- Born: 17 December 1922 Villers-Bocage, Calvados, France
- Died: 21 July 1944 (aged 21) Vassieux-en-Vercors, Drôme, France
- Occupation: Resistance fighter
- Known for: Emtombed in the Mémorial de la France combattante

= Raymond Anne =

French resistance fighter

Raymond Anne (17 December 1922 – 21 July 1944) was a member of the French Resistance during World War II (1939–45). For ceremonial purposes he was chosen to represent all the members of the French Resistance who died in action against the Germans.

==Life==

Raymond Anne was born on 17 December 1922 in Villers-Bocage, Calvados. During World War II (1939–45) he became "Sergeant Filochard" in the Forces françaises de l'intérieur (FFI) in the French Resistance. Vassieux-en-Vercors, on the Vercors Massif of the Alps, was a center of the resistance of the Maquis du Vercors. Hundreds of "Montagnards" converged there after news was received of the Normandy landings of 6 June 1944. The Germans bombed and destroyed the village from 14–21 July 1944, then sent in troops.

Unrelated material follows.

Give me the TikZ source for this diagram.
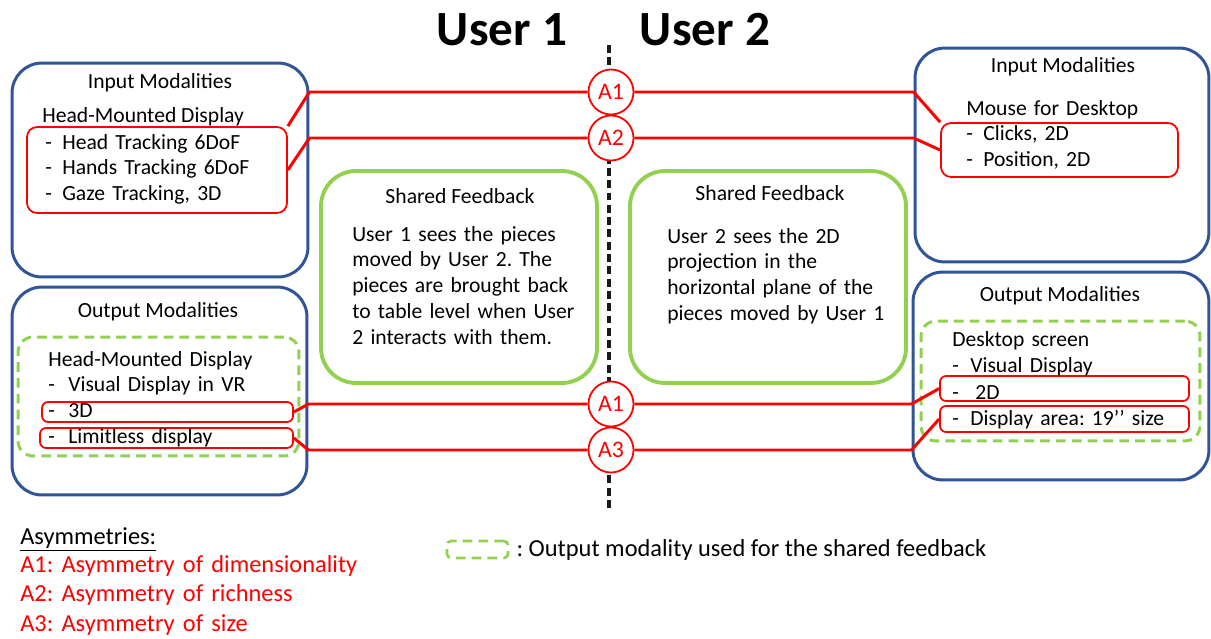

About 840 French people died and 150 German troops. Raymond Anne was killed by the enemy at Vassieux on 21 July 1944.

==Honors==

Vercors soon became a symbol of national importance, and on 4 August 1945 the Croix de la Libération was given to the commune of Vassieux. Raymond Anne is entombed at the Mémorial de la France combattante at Mont-Valérien, where he represents the FFI. He is buried in the 3rd crypt on the left. At the Nécropole de la Résistance in Vassieux-en-Vercors there is a room of memories which has a plaque recording that Raymond Anne rests in the crypt at Mont-Valérien as representative of all the maquis of France. He was posthumously awarded the Croix de Guerre 1939–45 with star and the Médaille de la résistance.